━━━━━ Raw data

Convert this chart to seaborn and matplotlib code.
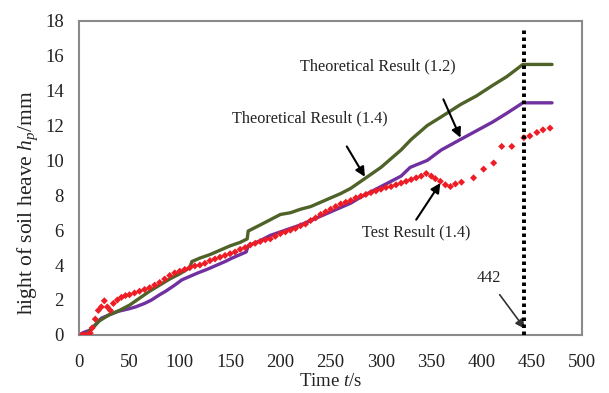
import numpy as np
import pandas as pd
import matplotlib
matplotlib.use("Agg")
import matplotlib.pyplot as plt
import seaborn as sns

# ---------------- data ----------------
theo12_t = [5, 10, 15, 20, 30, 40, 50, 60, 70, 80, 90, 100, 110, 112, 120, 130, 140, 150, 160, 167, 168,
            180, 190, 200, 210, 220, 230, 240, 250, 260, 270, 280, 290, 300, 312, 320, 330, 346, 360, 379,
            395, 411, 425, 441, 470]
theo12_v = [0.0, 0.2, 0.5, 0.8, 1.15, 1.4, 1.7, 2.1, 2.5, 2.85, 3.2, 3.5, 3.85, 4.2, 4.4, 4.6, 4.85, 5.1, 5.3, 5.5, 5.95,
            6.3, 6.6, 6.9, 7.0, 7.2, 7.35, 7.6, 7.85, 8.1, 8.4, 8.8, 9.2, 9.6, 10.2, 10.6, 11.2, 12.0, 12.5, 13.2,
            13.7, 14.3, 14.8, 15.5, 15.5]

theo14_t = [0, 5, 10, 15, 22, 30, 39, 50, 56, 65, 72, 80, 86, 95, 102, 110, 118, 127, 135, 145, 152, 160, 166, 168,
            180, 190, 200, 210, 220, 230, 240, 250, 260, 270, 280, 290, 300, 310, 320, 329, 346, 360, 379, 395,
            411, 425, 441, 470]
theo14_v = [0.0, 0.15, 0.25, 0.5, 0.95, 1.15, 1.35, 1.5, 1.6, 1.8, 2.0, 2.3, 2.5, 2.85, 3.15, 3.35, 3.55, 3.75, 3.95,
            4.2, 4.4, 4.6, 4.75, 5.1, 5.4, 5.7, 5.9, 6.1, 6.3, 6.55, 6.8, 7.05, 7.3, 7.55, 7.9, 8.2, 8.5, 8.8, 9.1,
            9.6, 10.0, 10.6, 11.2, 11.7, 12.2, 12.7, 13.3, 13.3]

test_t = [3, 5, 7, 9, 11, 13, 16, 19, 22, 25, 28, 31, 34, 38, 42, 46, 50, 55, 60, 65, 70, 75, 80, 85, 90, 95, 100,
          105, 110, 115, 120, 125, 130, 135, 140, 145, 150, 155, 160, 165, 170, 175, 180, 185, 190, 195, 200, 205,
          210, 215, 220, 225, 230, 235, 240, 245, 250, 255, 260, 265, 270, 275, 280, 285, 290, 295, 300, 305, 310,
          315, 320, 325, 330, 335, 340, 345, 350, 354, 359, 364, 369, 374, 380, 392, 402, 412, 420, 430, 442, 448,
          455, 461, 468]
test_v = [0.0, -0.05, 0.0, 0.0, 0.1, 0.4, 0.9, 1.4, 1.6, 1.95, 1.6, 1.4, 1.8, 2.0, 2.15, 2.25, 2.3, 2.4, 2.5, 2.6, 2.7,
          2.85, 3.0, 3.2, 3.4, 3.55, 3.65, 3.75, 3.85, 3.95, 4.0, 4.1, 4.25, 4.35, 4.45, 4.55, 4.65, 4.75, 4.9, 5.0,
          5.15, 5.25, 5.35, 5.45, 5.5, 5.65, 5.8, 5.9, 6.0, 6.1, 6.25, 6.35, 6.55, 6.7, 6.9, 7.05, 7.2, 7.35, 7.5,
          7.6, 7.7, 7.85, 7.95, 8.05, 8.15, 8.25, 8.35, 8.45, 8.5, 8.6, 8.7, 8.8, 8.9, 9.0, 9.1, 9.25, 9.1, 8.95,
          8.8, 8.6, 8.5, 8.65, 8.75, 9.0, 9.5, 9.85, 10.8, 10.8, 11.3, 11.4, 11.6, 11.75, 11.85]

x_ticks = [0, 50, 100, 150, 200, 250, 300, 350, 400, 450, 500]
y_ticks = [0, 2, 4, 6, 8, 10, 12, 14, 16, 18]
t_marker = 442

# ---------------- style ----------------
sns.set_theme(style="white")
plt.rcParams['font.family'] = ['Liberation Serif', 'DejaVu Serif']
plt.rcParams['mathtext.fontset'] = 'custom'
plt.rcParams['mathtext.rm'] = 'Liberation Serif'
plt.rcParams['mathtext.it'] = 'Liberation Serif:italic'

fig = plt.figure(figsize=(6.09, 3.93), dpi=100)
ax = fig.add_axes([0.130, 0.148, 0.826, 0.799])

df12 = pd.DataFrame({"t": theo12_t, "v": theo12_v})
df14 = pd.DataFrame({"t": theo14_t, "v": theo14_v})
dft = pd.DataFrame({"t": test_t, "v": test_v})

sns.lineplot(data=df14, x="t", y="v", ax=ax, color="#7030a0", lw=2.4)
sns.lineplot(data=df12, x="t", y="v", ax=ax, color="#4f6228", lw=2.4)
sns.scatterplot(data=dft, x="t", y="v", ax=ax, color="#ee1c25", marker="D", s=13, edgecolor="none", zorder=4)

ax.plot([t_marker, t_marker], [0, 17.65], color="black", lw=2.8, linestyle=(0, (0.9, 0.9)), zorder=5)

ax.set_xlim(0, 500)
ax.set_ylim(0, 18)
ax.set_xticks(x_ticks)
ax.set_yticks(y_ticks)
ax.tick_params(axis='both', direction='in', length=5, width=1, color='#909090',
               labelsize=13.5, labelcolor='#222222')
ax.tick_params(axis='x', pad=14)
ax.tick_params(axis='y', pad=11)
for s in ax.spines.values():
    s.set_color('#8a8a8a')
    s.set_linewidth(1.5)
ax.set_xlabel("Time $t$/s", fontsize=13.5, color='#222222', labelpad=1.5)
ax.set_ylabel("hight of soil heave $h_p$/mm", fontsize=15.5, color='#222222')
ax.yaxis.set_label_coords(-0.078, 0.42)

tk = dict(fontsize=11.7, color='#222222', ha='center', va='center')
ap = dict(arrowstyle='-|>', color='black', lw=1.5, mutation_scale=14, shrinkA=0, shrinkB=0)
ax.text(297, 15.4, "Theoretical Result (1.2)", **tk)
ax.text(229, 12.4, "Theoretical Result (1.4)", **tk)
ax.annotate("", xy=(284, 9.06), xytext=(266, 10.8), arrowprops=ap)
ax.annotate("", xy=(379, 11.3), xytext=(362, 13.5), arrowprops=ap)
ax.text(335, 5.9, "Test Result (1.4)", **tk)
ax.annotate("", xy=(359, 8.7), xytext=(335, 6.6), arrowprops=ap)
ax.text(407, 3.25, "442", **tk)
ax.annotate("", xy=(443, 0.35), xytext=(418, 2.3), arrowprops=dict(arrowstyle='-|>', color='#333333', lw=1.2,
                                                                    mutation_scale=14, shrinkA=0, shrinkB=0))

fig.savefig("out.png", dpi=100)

━━━━━━━━━━

• [What you have to do]:
Return nothing but the lines running from the start of the data to the line with "import seaborn as sns", please, both ends included and no pictures.

• [Solution to this problem]:
Convert this chart to seaborn and matplotlib code.
import numpy as np
import pandas as pd
import matplotlib
matplotlib.use("Agg")
import matplotlib.pyplot as plt
import seaborn as sns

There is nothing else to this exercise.